Gracias a este acuerdo, ratificado por el Congreso, los robos a los consumidores perpetrados en los años siguientes por los carteles de las farmacias, el papel y los pollos, quedaron impunes en la justicia penal.
Podríamos seguir con innumerables ejemplos: el royalty minero en que SQM redactó un artículo que la beneficiaba; la puerta giratoria por la cual gerentes de AFPs o Isapres pasan de regulados a reguladores; o las leyes consensuadas entre gobierno y empresariado para eximir de impuestos la contraventa de acciones.
La influencia del dinero existe en todas las democracias. Pero, mientras más concentrada esté la riqueza, más fuerte será esa presión. Y en el caso de Chile, dicha concentración es extrema. Distintos estudios han estimado que 45 hogares acumulan un 10% de la riqueza financiera (BCG), o que las cinco mayores fortunas ganan lo mismo que los cinco millones de chilenos más vulnerables (López).

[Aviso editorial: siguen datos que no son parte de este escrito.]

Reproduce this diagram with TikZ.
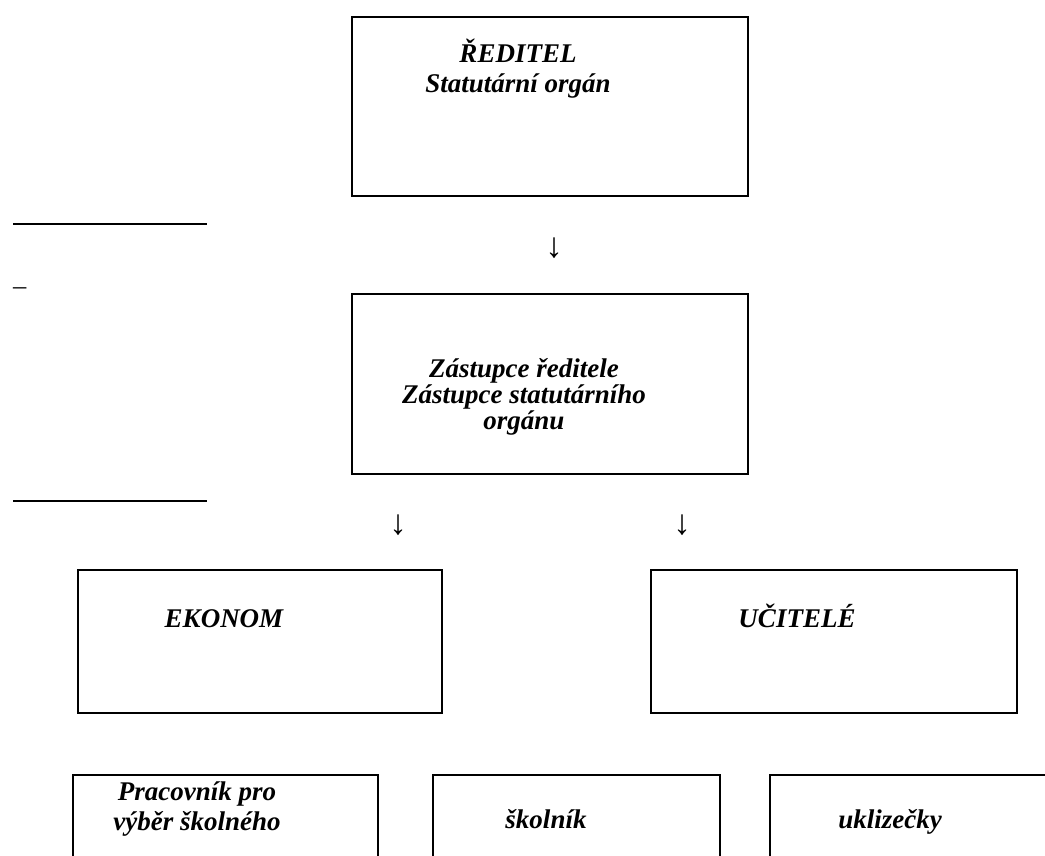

No es casualidad que las diez democracias más plenas del mundo según The Economist (Noruega, Islandia, Suecia, Nueva Zelanda, Finlandia, Irlanda, Dinamarca, Canadá, Australia y Suiza) sean, todas ellas, sociedades mucho más igualitarias que la chilena, con índices de desigualdad (Gini) de entre 0,26 y 0,34.
Nadie expresó este problema con más claridad que un joven político llamado Andrés Allamand, cuando denunció en 1993 los “poderes fácticos” en la política chilena. “RN tiene el 18% de los votos, pero Hernán Briones, el señor de la Sofofa, vale más que el partido completo”, declaró.
Desde entonces algunas leyes, aun tímidas e incompletas, han avanzado en reducir esa influencia. La concentración de la riqueza, en cambio, sigue siendo extrema para una democracia capitalista. Un nuevo pacto social más justo y legítimo -un objetivo que compartimos con Bernardo Larraín- debe sin duda hacerse cargo de ese factor.
Un anterior presidente de la Sofofa, Orlando Sáenz, declaró: “tenemos el poder económico, que hace casi todo posible”. Ese es precisamente el estado de cosas que Chile debe dejar atrás.